Rétrospective et typologie de crise
Dans quelle mesure les facteurs climatiques ou environnementaux pèsent-ils dans le déclenchement de crises voire de conflits ? Cette question n’a pour l’heure toujours pas de réponse précise. La recherche a produit quantité de rapports étudiant les liens entre les changements climatiques et l’irruption de la violence, sans pour autant parvenir à établir clairement l’existence et la nature des liens de causalité. Ce présent rapport poursuit l’objectif de contribuer à ce débat.
Dans quelle mesure les facteurs climatiques ou environnementaux pèsent-ils dans le déclenchement de crises voire de conflits1 ? Cette question n’a pour l’heure toujours pas de réponse précise. Si l’on reconnait que l’environnement physique et géographique, par les ressources qu’il offre et les perspectives qu’il donne a toujours été un objet de convoitise et un outil de projection de puissance, la manière dont il se positionne parmi les facteurs provoquant un conflit fait toujours débat. Incontestablement, si l’accès aux ressources est une grille de lecture des conflits reconnue et que l’on convient que les changements climatiques vont avoir un impact sur leur disponibilité comme sur l’accès aux territoires, les liens et dynamiques qui peuvent conduire à la conflictualité ne sont que très partiellement compris. L’existence d’un lien de causalité direct est ainsi assez largement contestée dans la littérature scientifique, quand la présence de liens indirects fait pour sa part l’objet d’un relatif consensus (Gemenne et al., 2014 ; Rüttinger et al., 2015). Le GIEC lui-même reconnaît que « collectivement, la recherché ne conclut pas à l’existence d’une relation forte et positive entre le réchauffement et les conflits armés » (Adger et al., 2014).
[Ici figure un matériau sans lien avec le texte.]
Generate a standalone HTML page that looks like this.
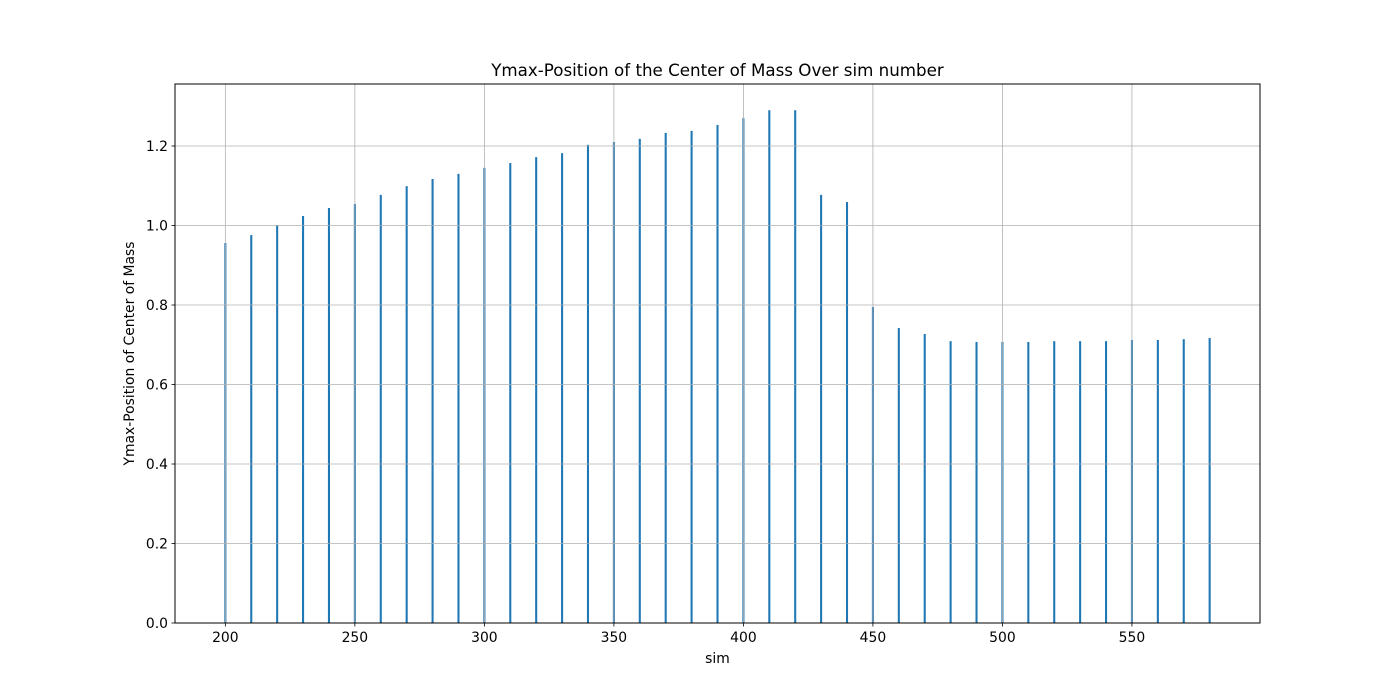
<!DOCTYPE html>
<html><head><meta charset="utf-8"><style>
html,body{margin:0;padding:0;background:#fff;}
svg{display:block;font-family:"DejaVu Sans","Liberation Sans",sans-serif;}
</style></head><body>
<svg id="chart" width="1400" height="700"></svg>
<script>
const sims=[200,210,220,230,240,250,260,270,280,290,300,310,320,330,340,350,360,370,380,390,400,410,420,430,440,450,460,470,480,490,500,510,520,530,540,550,560,570,580];
const ymaxVals=[0.956,0.976,1.001,1.024,1.044,1.054,1.077,1.099,1.117,1.13,1.145,1.157,1.172,1.182,1.203,1.21,1.218,1.233,1.238,1.253,1.27,1.29,1.29,1.077,1.059,0.795,0.742,0.727,0.709,0.707,0.707,0.707,0.709,0.709,0.709,0.712,0.712,0.714,0.717];
const xTicks=[200,250,300,350,400,450,500,550];
const yTicks=[0,0.2,0.4,0.6,0.8,1.0,1.2];
const L=175,R=1260,T=84,B=623;
const xMin=180.56,xMax=599.44,yMin=0,yMax=1.356;
const NS="http://www.w3.org/2000/svg";
const svg=document.getElementById('chart');
const X=v=>L+(v-xMin)/(xMax-xMin)*(R-L);
const Y=v=>B-(v-yMin)/(yMax-yMin)*(B-T);
function mk(tag,attrs,parent){const e=document.createElementNS(NS,tag);for(const k in attrs)e.setAttribute(k,attrs[k]);(parent||svg).appendChild(e);return e;}
const bars=mk('g',{});


sims.forEach((s,i)=>{
  const x0=X(s-0.4),x1=X(s+0.4);
  const r=mk('rect',{x:x0,y:Y(ymaxVals[i]),width:x1-x0,height:Y(0)-Y(ymaxVals[i]),fill:'#1f77b4'},bars);
  
  
});
const grid=mk('g',{stroke:'#b0b0b0','stroke-width':0.8});


xTicks.forEach(t=>{mk('line',{x1:X(t),x2:X(t),y1:T,y2:B},grid);});
yTicks.forEach(t=>{mk('line',{x1:L,x2:R,y1:Y(t),y2:Y(t)},grid);});
const frame=mk('rect',{x:L,y:T,width:R-L,height:B-T,fill:'none',stroke:'#000','stroke-width':1});


xTicks.forEach(t=>{
  mk('line',{x1:X(t),x2:X(t),y1:B,y2:B+3.5,stroke:'#000','stroke-width':0.8});
  const tx=mk('text',{x:X(t),y:B+19,'text-anchor':'middle','font-size':13.9,fill:'#000'});
  tx.textContent=t;
  
  
});
yTicks.forEach(t=>{
  mk('line',{x1:L-3.5,x2:L,y1:Y(t),y2:Y(t),stroke:'#000','stroke-width':0.8});
  const tx=mk('text',{x:L-7,y:Y(t)+5,'text-anchor':'end','font-size':13.9,fill:'#000'});
  tx.textContent=t.toFixed(1);
  
  
});
const title=mk('text',{x:(L+R)/2,y:76,'text-anchor':'middle','font-size':16.7,fill:'#000'});
title.textContent='Ymax-Position of the Center of Mass Over sim number';


const xl=mk('text',{x:(L+R)/2,y:663,'text-anchor':'middle','font-size':13.9,fill:'#000'});
xl.textContent='sim';


const yl=mk('text',{x:134,y:(T+B)/2,'text-anchor':'middle','font-size':13.9,fill:'#000',transform:'rotate(-90 134 '+((T+B)/2)+')'});
yl.textContent='Ymax-Position of Center of Mass';


</script>
</body></html>
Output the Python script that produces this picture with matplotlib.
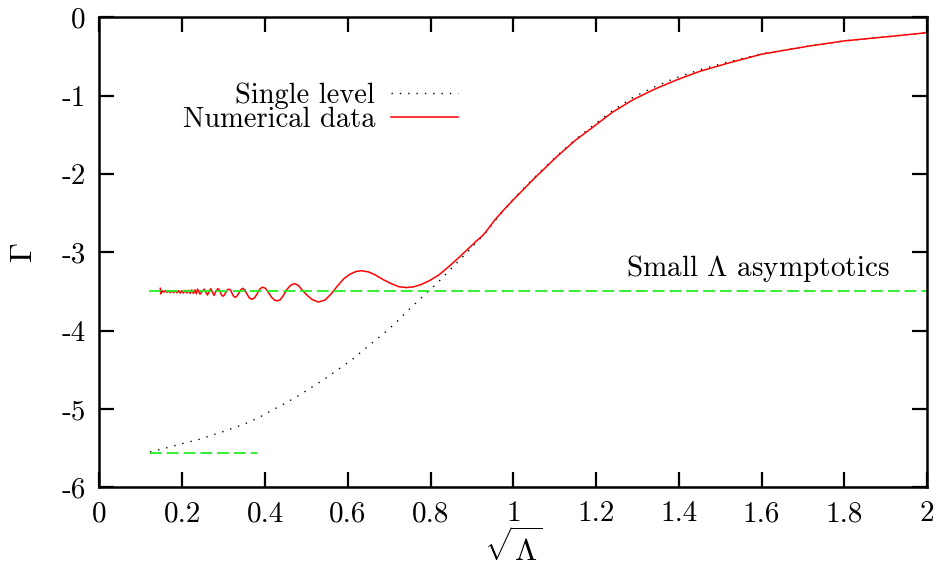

La grande inconnue réside évidemment dans le potentiel des changements climatiques et environnementaux à jouer le rôle de multiplicateur de menaces ou d’amplificateur de risques dans un contexte international complexe où s’entrechoquent volonté de défense des intérêts nationaux et interdépendances multiples. L’étude prospective des impacts des changements climatiques se pose dans un premier temps au niveau physique, climatique. C’est là le travail des climatologues, glaciologues, météorologues, hydrologues, biologistes qui compilent observations de terrain, exploitation des données historiques et modélisations par extrapolation des tendances climatiques actuelles. Cette tâche difficile sert de base aux chercheurs en sciences humaines et sociales qui travaillent sur les hypothèses de traduction en termes de conflictualité au sein de sociétés ou sous-espaces régionaux, soumis aux influences d’un très grand nombre de facteurs politiques, économiques, démographiques, culturelles, ethniques.
Depuis, la recherche a produit quantité de rapports étudiant les liens entre les changements climatiques et l’irruption de la violence, sans pour autant parvenir à établir clairement l’existence et la nature des liens de causalité. Poursuivant l’objectif de contribuer à ce débat, le présent rapport s’organise en plusieurs parties :
– Dans un premier temps, il s’agit d’identifier et présenter les facteurs environnementaux et climatiques susceptibles d’être impliqués dans l’émergence de la violence, puis de rappeler quels sont aujourd’hui les principaux enjeux et controverses du débat actuel portant sur les liens entre changements climatiques et conflits ;
– Dans un deuxième temps, il convient, à partir de trois exemples de conflits passés ou en cours (Darfour, Syrie, Nigéria), de tirer des enseignements concernant la responsabilité relative des facteurs environnementaux et climatiques dans l’origine et les dynamiques de ces crises ;
– Dans un troisième temps, sont proposés des éléments de réflexion visant à nourrir l’élaboration d’une typologie des différents types de conflits susceptibles d’émerger, au moins en partie, suite à des changements environnementaux et climatiques, et qui sera précisée dans les prochains rapports.